THE EXERCISE — Set out every line bearing the string "this".

INFORMATION SUPPLIED —
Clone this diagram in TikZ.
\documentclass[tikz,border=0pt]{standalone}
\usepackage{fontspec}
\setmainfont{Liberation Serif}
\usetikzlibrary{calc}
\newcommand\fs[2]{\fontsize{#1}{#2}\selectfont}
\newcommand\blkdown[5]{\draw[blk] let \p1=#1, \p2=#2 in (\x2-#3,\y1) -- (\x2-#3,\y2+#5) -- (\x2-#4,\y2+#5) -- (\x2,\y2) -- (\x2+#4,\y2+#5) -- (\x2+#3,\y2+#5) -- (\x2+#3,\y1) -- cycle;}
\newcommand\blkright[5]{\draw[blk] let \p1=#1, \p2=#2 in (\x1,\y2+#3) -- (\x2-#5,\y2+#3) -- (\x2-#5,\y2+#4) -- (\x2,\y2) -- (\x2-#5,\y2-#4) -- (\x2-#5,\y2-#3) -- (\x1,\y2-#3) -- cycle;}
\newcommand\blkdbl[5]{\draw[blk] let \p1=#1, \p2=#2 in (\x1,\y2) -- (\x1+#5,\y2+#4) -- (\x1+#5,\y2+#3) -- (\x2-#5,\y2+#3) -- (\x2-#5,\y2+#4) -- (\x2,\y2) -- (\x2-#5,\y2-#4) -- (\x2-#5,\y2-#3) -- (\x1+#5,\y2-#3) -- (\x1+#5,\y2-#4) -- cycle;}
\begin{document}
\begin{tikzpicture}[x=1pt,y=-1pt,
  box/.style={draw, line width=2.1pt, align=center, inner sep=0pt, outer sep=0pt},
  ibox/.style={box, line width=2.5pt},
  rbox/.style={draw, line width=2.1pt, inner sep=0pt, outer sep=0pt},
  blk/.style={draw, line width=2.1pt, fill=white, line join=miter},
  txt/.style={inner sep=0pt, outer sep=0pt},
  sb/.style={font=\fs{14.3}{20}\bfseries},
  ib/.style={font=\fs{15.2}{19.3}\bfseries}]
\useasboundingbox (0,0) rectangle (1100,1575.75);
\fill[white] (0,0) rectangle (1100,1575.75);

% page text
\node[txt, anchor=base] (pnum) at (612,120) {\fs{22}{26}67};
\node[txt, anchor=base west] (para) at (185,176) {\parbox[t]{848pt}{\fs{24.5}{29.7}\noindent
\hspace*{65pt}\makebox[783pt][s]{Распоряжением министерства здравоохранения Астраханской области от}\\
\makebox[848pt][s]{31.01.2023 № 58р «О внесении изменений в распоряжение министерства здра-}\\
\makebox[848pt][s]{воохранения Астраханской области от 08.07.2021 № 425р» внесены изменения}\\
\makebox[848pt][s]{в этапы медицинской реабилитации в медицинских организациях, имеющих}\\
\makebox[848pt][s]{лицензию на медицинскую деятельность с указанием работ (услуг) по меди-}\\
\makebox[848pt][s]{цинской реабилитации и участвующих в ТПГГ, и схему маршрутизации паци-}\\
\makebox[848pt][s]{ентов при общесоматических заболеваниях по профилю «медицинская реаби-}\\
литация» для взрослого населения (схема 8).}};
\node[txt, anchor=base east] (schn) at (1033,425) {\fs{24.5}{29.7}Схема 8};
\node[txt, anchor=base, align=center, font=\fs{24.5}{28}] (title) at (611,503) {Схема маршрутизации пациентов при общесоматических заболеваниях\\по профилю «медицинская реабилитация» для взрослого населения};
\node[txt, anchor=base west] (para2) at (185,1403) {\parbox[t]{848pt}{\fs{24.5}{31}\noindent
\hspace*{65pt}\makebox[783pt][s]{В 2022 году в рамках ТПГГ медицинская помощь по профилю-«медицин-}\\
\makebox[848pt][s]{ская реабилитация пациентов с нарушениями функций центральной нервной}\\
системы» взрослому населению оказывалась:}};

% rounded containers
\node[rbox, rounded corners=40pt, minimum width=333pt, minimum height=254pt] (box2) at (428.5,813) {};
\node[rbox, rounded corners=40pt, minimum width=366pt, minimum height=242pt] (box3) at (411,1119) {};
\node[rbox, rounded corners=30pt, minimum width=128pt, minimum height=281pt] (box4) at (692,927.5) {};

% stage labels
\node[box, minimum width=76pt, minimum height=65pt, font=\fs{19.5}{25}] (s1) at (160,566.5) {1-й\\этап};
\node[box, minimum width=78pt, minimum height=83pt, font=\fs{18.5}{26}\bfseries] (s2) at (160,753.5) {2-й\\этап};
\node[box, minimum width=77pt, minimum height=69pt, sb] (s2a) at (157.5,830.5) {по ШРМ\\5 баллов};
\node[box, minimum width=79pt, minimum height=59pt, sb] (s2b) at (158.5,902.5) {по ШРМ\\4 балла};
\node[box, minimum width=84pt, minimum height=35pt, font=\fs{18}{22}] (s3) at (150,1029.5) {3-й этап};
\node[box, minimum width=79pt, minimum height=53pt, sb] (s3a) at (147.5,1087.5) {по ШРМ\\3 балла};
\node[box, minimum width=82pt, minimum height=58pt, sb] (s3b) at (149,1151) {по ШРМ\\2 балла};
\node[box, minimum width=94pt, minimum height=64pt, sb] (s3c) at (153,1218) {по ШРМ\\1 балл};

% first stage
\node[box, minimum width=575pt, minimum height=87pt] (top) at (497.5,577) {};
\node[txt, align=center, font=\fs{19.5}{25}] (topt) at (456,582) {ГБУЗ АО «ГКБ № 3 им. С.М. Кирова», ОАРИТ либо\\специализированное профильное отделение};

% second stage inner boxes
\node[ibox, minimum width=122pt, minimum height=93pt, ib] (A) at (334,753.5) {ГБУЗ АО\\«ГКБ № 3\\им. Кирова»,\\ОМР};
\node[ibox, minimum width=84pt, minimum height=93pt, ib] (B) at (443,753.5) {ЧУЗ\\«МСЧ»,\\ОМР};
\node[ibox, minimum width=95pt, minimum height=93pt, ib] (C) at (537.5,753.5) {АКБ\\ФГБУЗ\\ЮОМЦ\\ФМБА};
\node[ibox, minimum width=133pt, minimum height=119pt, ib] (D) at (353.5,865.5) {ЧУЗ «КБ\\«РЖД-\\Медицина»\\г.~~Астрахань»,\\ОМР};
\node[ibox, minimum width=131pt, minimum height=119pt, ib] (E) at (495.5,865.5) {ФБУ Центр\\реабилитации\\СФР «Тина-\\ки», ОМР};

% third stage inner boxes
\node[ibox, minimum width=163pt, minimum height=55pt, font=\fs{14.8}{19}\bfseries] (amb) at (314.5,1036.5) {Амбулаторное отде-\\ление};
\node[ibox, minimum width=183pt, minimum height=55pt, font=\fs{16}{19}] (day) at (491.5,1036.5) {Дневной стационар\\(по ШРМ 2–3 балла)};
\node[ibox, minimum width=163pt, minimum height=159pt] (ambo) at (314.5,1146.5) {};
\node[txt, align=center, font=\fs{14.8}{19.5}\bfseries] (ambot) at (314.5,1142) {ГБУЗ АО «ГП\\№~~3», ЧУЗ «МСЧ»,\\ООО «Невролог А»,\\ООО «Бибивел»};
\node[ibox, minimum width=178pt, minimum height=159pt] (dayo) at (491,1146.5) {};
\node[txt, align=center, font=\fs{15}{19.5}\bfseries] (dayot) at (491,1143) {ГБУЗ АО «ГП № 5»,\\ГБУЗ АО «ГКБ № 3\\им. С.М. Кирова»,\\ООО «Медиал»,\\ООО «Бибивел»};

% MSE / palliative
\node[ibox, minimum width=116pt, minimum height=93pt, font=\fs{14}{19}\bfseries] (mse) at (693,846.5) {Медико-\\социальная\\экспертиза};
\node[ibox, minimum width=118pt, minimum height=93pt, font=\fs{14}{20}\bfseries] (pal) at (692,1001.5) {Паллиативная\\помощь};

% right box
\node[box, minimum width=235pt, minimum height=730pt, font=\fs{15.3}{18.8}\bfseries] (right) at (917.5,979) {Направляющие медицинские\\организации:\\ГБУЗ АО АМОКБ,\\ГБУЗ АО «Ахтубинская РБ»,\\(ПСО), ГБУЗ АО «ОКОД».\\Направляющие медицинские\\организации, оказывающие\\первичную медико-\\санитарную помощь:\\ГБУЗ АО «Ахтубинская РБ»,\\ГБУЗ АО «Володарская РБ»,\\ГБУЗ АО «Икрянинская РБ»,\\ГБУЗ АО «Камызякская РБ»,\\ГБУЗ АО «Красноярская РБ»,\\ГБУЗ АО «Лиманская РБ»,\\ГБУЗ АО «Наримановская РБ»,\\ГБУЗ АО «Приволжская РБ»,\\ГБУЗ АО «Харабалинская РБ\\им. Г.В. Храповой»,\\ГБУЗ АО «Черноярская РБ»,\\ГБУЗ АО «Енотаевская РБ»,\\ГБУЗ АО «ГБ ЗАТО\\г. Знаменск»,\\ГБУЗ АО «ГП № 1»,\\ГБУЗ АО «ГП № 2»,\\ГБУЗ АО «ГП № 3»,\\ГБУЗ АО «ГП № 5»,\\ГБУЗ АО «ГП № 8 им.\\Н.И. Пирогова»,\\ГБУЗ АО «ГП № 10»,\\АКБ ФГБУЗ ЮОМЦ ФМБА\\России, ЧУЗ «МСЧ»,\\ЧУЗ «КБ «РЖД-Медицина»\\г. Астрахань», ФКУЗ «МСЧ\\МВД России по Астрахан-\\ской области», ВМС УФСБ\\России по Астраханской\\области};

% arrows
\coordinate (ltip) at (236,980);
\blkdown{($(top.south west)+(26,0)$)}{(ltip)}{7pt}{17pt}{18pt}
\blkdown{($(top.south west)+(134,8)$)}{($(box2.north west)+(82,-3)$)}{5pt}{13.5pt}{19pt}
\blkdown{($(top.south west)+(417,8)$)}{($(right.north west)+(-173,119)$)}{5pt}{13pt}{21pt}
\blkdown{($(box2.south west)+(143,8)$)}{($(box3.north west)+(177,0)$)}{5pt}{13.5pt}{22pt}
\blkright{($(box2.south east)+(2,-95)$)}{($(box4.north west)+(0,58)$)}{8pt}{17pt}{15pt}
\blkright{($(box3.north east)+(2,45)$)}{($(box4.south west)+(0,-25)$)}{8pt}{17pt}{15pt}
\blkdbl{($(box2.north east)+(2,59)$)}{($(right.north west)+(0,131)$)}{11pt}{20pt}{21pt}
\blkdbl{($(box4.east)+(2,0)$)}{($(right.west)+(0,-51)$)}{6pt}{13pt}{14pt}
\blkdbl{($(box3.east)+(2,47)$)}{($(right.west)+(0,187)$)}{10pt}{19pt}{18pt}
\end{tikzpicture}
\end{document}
---
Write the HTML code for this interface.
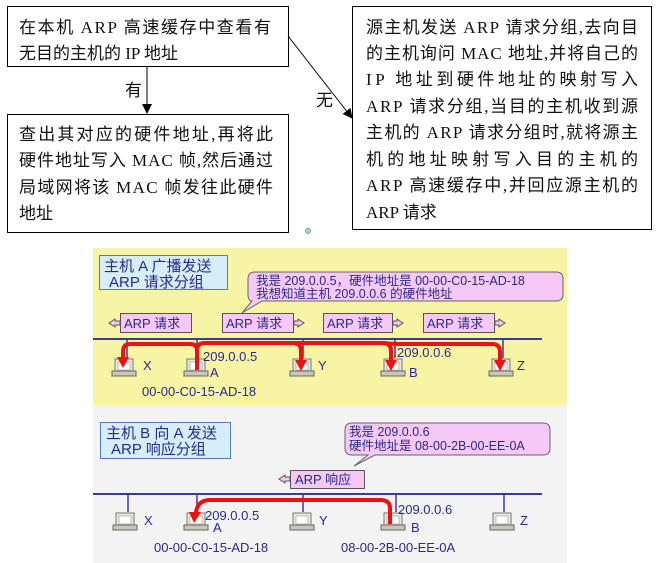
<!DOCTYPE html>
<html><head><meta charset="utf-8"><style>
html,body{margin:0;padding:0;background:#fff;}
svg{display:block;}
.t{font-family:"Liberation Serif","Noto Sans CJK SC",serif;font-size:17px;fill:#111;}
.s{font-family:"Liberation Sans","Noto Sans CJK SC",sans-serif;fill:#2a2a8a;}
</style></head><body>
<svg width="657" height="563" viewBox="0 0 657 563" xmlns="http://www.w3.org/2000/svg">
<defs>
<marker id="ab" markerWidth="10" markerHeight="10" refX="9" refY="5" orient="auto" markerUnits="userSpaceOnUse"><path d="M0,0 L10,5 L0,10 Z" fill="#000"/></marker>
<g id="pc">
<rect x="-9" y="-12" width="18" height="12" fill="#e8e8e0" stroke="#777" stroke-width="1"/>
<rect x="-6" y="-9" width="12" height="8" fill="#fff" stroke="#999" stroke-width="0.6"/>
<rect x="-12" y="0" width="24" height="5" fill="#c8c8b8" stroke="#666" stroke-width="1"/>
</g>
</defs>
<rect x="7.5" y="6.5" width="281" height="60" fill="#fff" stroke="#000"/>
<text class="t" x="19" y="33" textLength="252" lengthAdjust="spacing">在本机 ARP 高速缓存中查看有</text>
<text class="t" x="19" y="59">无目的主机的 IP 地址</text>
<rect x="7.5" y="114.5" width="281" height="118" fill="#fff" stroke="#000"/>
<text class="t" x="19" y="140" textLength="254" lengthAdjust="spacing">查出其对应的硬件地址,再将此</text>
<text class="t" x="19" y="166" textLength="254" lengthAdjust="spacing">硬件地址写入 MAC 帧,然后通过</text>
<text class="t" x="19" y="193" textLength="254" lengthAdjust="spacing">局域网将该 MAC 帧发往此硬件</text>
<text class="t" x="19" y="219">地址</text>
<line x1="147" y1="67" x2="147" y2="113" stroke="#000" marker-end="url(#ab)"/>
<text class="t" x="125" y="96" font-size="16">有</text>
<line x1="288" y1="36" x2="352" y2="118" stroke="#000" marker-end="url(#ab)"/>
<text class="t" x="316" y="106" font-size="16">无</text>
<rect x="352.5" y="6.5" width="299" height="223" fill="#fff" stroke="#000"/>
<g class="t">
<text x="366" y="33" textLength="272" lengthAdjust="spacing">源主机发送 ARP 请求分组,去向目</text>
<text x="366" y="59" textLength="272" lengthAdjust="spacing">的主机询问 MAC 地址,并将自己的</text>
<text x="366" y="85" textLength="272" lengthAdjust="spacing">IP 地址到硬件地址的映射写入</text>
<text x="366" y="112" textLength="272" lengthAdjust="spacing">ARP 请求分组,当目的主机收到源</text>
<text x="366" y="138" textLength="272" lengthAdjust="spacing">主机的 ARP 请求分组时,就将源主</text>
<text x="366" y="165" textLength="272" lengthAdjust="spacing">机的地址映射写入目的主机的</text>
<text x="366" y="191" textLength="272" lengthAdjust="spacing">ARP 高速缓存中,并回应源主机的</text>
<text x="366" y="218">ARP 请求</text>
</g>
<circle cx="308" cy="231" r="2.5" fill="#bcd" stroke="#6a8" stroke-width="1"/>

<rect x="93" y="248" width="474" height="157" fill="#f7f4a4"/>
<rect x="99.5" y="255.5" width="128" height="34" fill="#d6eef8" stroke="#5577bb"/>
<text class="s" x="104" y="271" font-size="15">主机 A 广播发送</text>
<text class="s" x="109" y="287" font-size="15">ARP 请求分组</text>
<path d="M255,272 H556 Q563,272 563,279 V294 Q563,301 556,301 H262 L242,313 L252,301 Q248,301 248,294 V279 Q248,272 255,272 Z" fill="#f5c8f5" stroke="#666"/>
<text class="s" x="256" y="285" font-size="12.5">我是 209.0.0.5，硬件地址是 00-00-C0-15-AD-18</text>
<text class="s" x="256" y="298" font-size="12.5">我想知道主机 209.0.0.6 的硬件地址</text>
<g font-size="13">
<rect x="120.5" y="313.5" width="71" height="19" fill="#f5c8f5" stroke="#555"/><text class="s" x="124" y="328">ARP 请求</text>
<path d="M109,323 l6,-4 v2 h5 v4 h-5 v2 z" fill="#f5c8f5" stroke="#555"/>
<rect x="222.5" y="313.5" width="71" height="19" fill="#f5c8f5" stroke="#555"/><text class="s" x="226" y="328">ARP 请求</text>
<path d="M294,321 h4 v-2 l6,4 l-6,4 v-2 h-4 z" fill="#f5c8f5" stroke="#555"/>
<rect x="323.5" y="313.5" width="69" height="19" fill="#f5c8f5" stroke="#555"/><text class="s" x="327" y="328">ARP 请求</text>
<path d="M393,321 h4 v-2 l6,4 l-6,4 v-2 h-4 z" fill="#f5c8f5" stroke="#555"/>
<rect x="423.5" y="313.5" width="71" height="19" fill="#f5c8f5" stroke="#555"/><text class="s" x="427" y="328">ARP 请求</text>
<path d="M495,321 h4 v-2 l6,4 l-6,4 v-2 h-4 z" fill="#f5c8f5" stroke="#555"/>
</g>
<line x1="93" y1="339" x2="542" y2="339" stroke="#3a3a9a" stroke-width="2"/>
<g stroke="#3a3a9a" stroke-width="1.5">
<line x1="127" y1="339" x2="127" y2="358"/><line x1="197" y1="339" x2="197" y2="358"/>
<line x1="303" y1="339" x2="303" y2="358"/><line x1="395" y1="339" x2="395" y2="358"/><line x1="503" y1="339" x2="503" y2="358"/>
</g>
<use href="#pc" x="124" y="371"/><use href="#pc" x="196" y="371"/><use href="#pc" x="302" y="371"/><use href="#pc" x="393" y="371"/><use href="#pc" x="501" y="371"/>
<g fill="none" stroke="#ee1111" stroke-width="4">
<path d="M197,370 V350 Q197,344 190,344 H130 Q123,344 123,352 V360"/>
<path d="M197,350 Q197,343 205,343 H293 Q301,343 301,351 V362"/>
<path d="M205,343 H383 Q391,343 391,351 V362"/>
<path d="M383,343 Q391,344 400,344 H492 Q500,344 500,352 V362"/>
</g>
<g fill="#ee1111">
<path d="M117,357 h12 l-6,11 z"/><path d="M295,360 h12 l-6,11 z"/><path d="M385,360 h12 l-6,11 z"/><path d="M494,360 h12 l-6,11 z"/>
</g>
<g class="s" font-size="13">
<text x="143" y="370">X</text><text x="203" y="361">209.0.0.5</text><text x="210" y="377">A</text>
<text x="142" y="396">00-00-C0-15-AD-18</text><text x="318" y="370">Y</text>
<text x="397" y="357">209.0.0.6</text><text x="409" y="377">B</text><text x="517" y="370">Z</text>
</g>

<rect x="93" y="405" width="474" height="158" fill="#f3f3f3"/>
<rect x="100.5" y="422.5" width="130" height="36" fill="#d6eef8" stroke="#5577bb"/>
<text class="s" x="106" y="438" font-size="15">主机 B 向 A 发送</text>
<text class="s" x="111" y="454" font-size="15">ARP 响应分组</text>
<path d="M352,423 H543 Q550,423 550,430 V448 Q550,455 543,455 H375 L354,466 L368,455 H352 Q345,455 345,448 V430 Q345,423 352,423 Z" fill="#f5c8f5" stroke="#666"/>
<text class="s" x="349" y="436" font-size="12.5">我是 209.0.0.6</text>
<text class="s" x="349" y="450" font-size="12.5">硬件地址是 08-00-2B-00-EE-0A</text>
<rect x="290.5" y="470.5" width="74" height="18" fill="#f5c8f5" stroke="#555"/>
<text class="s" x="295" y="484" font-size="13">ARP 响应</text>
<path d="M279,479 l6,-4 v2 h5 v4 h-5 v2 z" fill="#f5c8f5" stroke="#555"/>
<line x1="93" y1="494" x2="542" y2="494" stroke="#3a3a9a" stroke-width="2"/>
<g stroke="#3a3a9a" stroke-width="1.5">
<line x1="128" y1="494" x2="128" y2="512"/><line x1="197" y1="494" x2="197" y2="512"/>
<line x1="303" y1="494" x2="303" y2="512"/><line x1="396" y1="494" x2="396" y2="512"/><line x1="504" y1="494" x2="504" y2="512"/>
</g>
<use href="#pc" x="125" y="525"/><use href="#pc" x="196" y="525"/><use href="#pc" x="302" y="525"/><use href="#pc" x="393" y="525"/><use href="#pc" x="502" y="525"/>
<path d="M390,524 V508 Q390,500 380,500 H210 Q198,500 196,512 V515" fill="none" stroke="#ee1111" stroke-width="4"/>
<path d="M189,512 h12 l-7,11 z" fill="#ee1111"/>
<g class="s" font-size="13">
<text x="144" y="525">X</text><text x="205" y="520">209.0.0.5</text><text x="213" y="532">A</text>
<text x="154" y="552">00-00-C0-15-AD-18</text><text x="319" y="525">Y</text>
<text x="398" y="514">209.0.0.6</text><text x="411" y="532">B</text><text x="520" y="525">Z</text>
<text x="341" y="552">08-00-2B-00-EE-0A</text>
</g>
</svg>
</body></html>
==
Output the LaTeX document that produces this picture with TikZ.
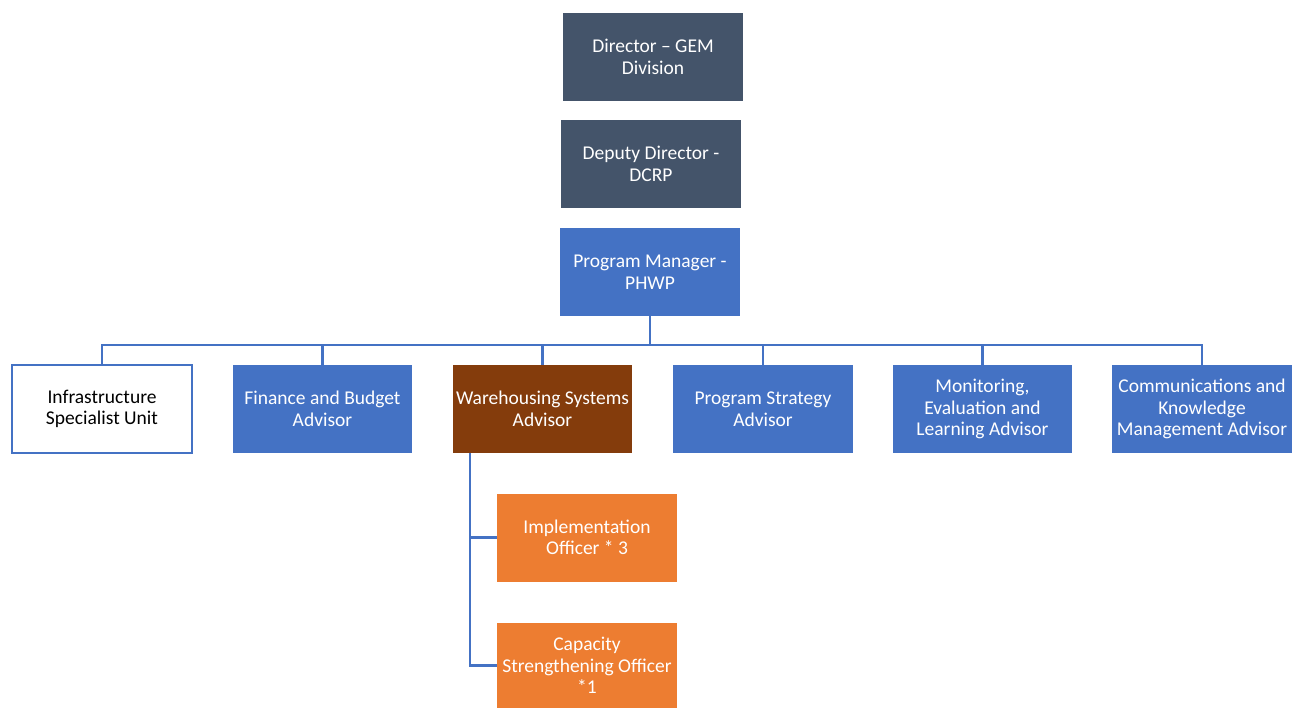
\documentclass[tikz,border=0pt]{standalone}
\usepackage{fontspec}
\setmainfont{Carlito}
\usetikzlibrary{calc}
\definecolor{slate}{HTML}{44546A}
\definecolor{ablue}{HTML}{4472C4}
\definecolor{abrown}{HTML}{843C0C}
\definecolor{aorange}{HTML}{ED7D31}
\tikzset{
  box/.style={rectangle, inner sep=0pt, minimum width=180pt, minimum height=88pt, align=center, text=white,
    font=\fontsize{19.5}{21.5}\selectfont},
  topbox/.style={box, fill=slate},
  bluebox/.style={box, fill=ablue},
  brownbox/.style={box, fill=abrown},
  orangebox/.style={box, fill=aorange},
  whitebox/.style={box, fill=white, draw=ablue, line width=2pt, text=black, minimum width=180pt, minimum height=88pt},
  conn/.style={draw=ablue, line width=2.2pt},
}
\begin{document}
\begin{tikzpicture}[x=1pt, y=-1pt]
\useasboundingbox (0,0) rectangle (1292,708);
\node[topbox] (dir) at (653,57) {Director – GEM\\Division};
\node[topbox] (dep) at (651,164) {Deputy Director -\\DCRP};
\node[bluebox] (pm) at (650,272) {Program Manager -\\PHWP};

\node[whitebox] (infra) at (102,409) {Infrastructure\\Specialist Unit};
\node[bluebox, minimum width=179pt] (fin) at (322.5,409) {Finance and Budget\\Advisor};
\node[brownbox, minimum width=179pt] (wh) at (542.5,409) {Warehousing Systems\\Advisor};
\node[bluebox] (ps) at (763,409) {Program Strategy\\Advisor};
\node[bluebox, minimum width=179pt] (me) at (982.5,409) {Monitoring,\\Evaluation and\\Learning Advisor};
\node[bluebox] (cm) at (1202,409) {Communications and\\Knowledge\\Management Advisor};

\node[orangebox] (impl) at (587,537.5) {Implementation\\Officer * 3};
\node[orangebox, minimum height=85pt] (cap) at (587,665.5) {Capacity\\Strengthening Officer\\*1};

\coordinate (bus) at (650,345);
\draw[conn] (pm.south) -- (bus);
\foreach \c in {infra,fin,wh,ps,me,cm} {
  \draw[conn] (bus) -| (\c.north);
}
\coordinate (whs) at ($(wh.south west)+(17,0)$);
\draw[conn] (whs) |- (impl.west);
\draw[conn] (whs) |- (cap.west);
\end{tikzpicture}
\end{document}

SOLVED PROBLEM —
Clone this diagram in TikZ.
Write the HTML code for this interface.
Output the LaTeX document that produces this picture with TikZ.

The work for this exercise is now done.